The forecast calls for gusty Santa Ana winds and low humidity that will create dangerous conditions in the area.

“Since we also haven’t seen really any rain this winter, the vegetation is still pretty dry as well, so that’s why we’re still talking about fire weather even this late in the season,” said Kristen Stewart, meteorologist for the National Weather Service in Los Angeles. “Usually by [now], we have some sort of rain to alleviate the fire season.”

Santa Ana winds are expected to peak late Wednesday in Los Angeles and Ventura counties, with gusts between 40 and 60 mph in some areas, according to the weather service. The strongest winds are expected in the Santa Clarita Valley, eastern Ventura County valleys and the northern San Fernando Valley. Humidity is also dropping in the already-dry region to a low of 3% in some areas.

The weather service in San Diego also issued a red flag warning through noon Christmas Eve for Orange, San Diego, Riverside and San Bernardino counties. The most extreme conditions will be in inland mountains and valleys, with gusts up to 60 mph around Cajon Pass, San Gorgonio Pass and the foothills, said meteorologist Samantha Connolly, while most areas will see winds of 30 to 40 mph.

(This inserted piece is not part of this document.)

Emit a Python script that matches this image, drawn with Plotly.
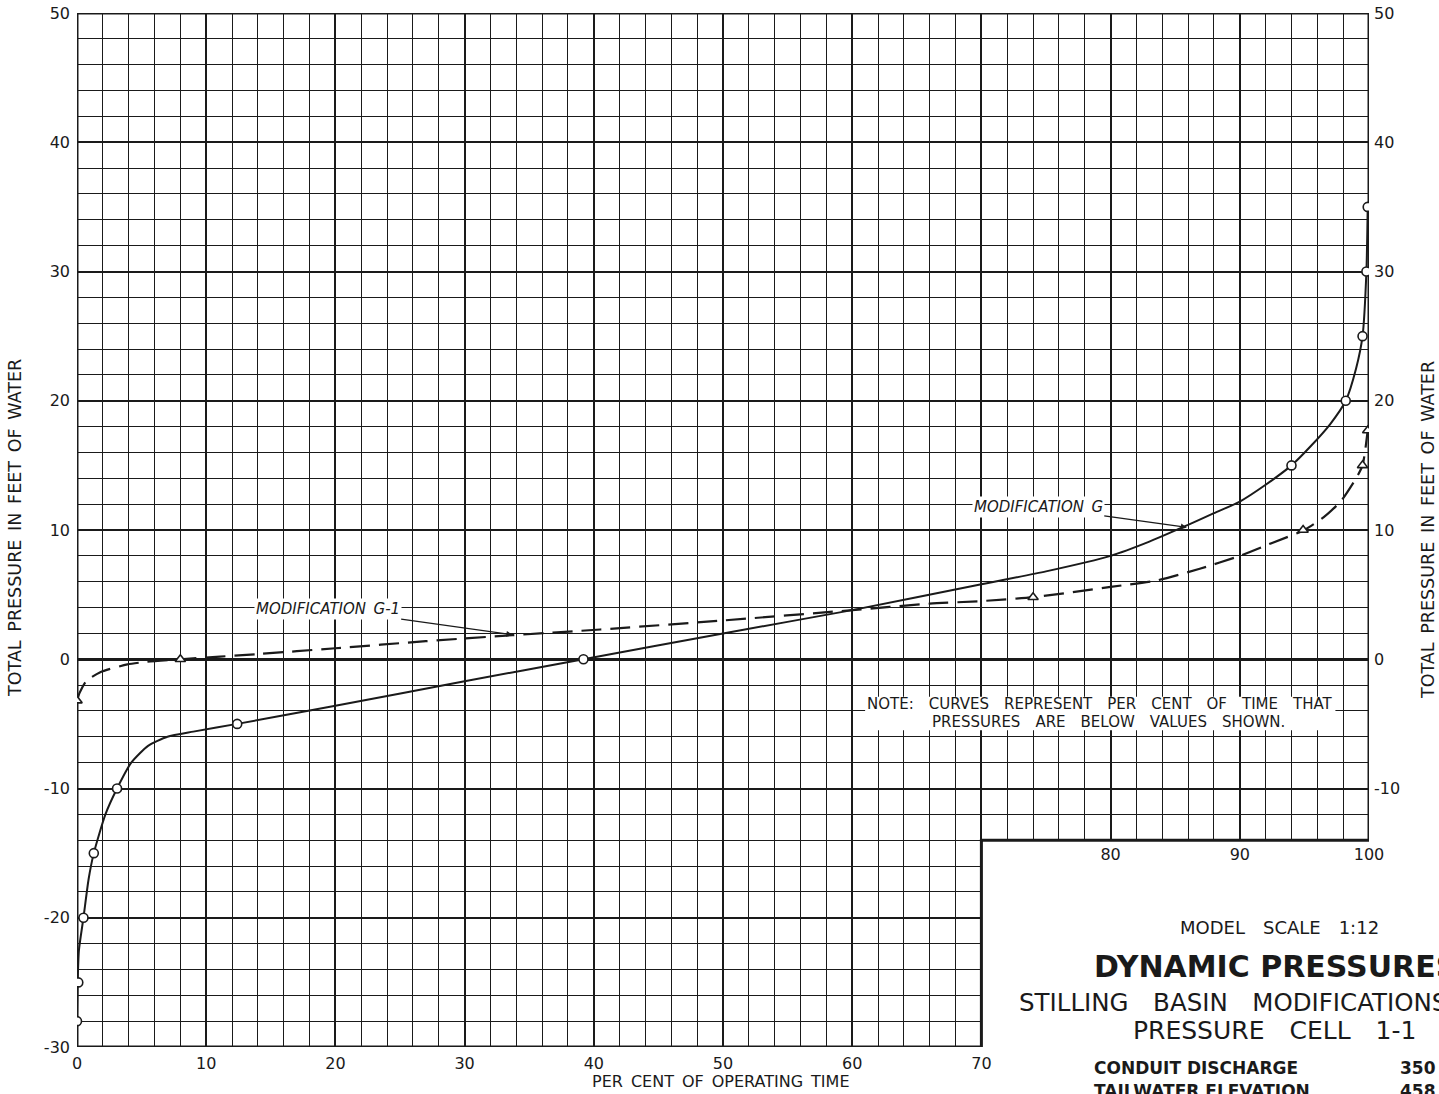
import plotly.graph_objects as go

# Modification G: plotted observations (open circles) and the faired curve
g_pts_x = [0, 0.1, 0.5, 1.3, 3.1, 12.4, 39.2, 94.0, 98.2, 99.5, 99.8, 99.9]
g_pts_y = [-28, -25, -20, -15, -10, -5, 0, 15, 20, 25, 30, 35]
g_curve_x = [0, 0.05, 0.15, 0.5, 0.9, 1.3, 2.2, 3.1, 4.2, 5.5, 7, 9, 12.4, 20, 30,
             39.2, 50, 60, 70, 75, 80, 83, 86, 88, 90, 92, 94, 95.5, 97, 98.2, 99, 99.5,
             99.8, 99.9]
g_curve_y = [-28, -25, -22.5, -20, -17, -15, -12, -10, -8, -6.7, -6, -5.6, -5, -3.6, -1.7,
             0, 2.0, 3.8, 5.8, 6.8, 8.0, 9.1, 10.4, 11.3, 12.2, 13.5, 15, 16.5, 18.2, 20,
             22.5, 25, 30, 35]

# Modification G-1: plotted observations (triangles) and the faired curve
g1_pts_x = [0, 8, 74, 94.9, 99.5, 99.9]
g1_pts_y = [-3.2, 0, 4.8, 10, 15, 17.7]
g1_curve_x = [0, 0.2, 0.7, 1.8, 3.9, 5.4, 8, 14, 20, 27, 33.7, 40.5, 50, 60, 66, 70, 74,
              80, 83.6, 86.9, 90, 92.5, 95, 96.5, 97.8, 99, 99.5, 99.9]
g1_curve_y = [-3.2, -2.6, -1.7, -1.0, -0.4, -0.2, 0, 0.4, 0.85, 1.4, 1.86, 2.3, 3.0, 3.8,
              4.3, 4.5, 4.8, 5.6, 6.1, 7.0, 8.0, 9.0, 10, 11, 12.2, 14, 15, 17.7]

x_ticks = [0, 10, 20, 30, 40, 50, 60, 70, 80, 90, 100]
x_labels_low = ['0', '10', '20', '30', '40', '50', '60', '70', '', '', '']
x_ticks_high = [80, 90, 100]
y_ticks = [-30, -20, -10, 0, 10, 20, 30, 40, 50]
y_labels = ['-30', '-20', '-10', '0', '10', '20', '30', '40', '50']
y_ticks_right = [-10, 0, 10, 20, 30, 40, 50]
y_labels_right = ['-10', '0', '10', '20', '30', '40', '50']

INK = '#1a1a1a'
FONT = 'DejaVu Sans'


def wide(s, n=1):
    # hand lettering on the original is widely spaced between words
    return s.replace(' ', '\u2002' * n)


fig = go.Figure()

# white-out of the lower right corner (the chart is cut there for the title block)
fig.add_shape(type='rect', x0=70, x1=101, y0=-31, y1=-14, layer='between',
              fillcolor='white', line=dict(width=0))
# white panel behind the note
fig.add_shape(type='rect', x0=61.0, x1=97.4, y0=-5.5, y1=-2.9, layer='between',
              fillcolor='white', line=dict(width=0))
# heavy border around the L-shaped grid
fig.add_shape(type='path', layer='between',
              path='M 0,50 L 100,50 L 100,-14 L 70,-14 L 70,-30 L 0,-30 Z',
              line=dict(color=INK, width=3))

fig.add_trace(go.Scatter(
    x=g_curve_x, y=g_curve_y, mode='lines',
    line=dict(color=INK, width=2, shape='spline', smoothing=0.6),
    hoverinfo='skip', showlegend=False))
fig.add_trace(go.Scatter(
    x=g1_curve_x, y=g1_curve_y, mode='lines',
    line=dict(color=INK, width=2.2, dash='20px,9px', shape='spline', smoothing=0.6),
    hoverinfo='skip', showlegend=False))
fig.add_trace(go.Scatter(
    x=g_pts_x, y=g_pts_y, mode='markers', name='Modification G',
    marker=dict(symbol='circle', size=9, color='white', line=dict(color=INK, width=1.6)),
    showlegend=False))
fig.add_trace(go.Scatter(
    x=g1_pts_x, y=g1_pts_y, mode='markers', name='Modification G-1',
    marker=dict(symbol='triangle-up', size=9, color='white', line=dict(color=INK, width=1.6)),
    showlegend=False))
# carrier for the secondary axes
fig.add_trace(go.Scatter(x=[None], y=[None], xaxis='x2', yaxis='y2',
                         showlegend=False, hoverinfo='skip'))

tick_font = dict(family=FONT, size=16, color=INK)
grid = dict(showgrid=True, gridcolor=INK, gridwidth=2,
            minor=dict(dtick=2, showgrid=True, gridcolor=INK, gridwidth=1.4))

fig.update_layout(
    width=1439, height=1094,
    margin=dict(l=77, r=70, t=13, b=47, pad=0),
    paper_bgcolor='white', plot_bgcolor='white',
    showlegend=False,
    font=dict(family=FONT, color=INK),
    xaxis=dict(range=[0, 100], tickvals=x_ticks, ticktext=x_labels_low, ticks='',
               zeroline=False, showline=False, automargin=False,
               tickfont=tick_font, ticklabelstandoff=5, **grid),
    yaxis=dict(range=[-30, 50], tickvals=y_ticks, ticktext=y_labels, ticks='',
               zeroline=True, zerolinecolor=INK, zerolinewidth=2.8,
               showline=False, automargin=False, tickfont=tick_font,
               ticklabelstandoff=6, ticklabeloverflow='allow', **grid),
    xaxis2=dict(range=[0, 100], overlaying='x', anchor='free', position=0.2, side='bottom',
                tickvals=x_ticks_high, ticks='', showgrid=False, zeroline=False,
                showline=False, automargin=False, tickfont=tick_font, ticklabelstandoff=3),
    yaxis2=dict(range=[-30, 50], overlaying='y', side='right', tickvals=y_ticks_right,
                ticktext=y_labels_right, ticks='', showgrid=False, zeroline=False,
                showline=False, automargin=False, tickfont=tick_font, ticklabelstandoff=4,
                ticklabeloverflow='allow'),
)

# curve labels with leader arrows
label_font = dict(family=FONT, size=15, color=INK, style='italic')
fig.add_annotation(x=33.7, y=1.9, ax=19.4, ay=3.9, axref='x', ayref='y',
                   text=wide('MODIFICATION G-1'), font=label_font, bgcolor='white',
                   showarrow=True, arrowhead=2, arrowsize=1, arrowwidth=1.2, arrowcolor=INK)
fig.add_annotation(x=85.9, y=10.2, ax=74.4, ay=11.8, axref='x', ayref='y',
                   text=wide('MODIFICATION G'), font=label_font, bgcolor='white',
                   showarrow=True, arrowhead=2, arrowsize=1, arrowwidth=1.2, arrowcolor=INK)

# note
note_font = dict(family=FONT, size=15, color=INK)
fig.add_annotation(x=79.2, y=-3.45, showarrow=False,
                   text=wide('NOTE: CURVES REPRESENT PER CENT OF TIME THAT', 2), font=note_font)
fig.add_annotation(x=79.8, y=-4.85, showarrow=False,
                   text=wide('PRESSURES ARE BELOW VALUES SHOWN.', 2), font=note_font)

# axis titles
title_font = dict(family=FONT, size=17.5, color=INK)
fig.add_annotation(xref='paper', yref='paper', x=-0.048, y=0.502, xanchor='center',
                   yanchor='middle', textangle=-90,
                   text=wide('TOTAL PRESSURE IN FEET OF WATER'), showarrow=False, font=title_font)
fig.add_annotation(xref='paper', yref='paper', x=1.0457, y=0.50, xanchor='center',
                   yanchor='middle', textangle=-90,
                   text=wide('TOTAL PRESSURE IN FEET OF WATER'), showarrow=False, font=title_font)
fig.add_annotation(xref='paper', yref='paper', x=0.4977, y=-0.0329, xanchor='center',
                   yanchor='middle', text=wide('PER CENT OF OPERATING TIME'),
                   showarrow=False, font=dict(family=FONT, size=16, color=INK))


# title block
def block(text, x, y, size, anchor='left', weight='normal'):
    fig.add_annotation(xref='paper', yref='paper', x=x, y=y, xanchor=anchor, yanchor='middle',
                       text=text, showarrow=False,
                       font=dict(family=FONT, size=size, color=INK, weight=weight))


block(wide('MODEL SCALE 1:12', 2), 0.931, 0.1151, 18, anchor='center')
block('DYNAMIC PRESSURES', 0.7856, 0.0783, 30, weight='bold')
block(wide('STILLING BASIN MODIFICATIONS', 2), 0.7276, 0.0426, 24.5)
block(wide('PRESSURE CELL 1-1', 2), 0.8157, 0.0155, 25)
block('CONDUIT DISCHARGE', 0.7856, -0.0203, 17, weight='bold')
block('350', 1.0225, -0.0203, 17, weight='bold')
block('TAILWATER ELEVATION', 0.7856, -0.0425, 17, weight='bold')
block('458', 1.0225, -0.0425, 17, weight='bold')

# the page is photographed at exactly the figure size, so drop the default body margin
fig.write_html("out.html", config={'displayModeBar': False},
               post_script="document.body.style.margin = '0px';")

“The winds are really picking up through the passes and over the foothills,” Connolly said. “It kind of comes down the mountain.”

This year marked California’s worst wildfire season on record, with more than 4 million acres burned, topping a decade that has seen eight of the 10 largest fires in the state’s history.

Many of this season’s fires, such as the Bobcat fire in Angeles National Forest and the Blue Ridge fire in Orange County, burned amid similar conditions, fueled by dry vegetation and fierce winds.

The combination of strong winds and dry fuels makes for ripe fire conditions, as a stray spark can ignite a fast-spreading wildfire.

“Use extreme caution with potential fire ignition sources,” the weather service said in announcing the red flag warning. “This is the time to get set with assembling your emergency supply kit and knowing your evacuation route.”

Heavy winds can topple trees and power lines and create hazardous driving conditions, the weather service warned.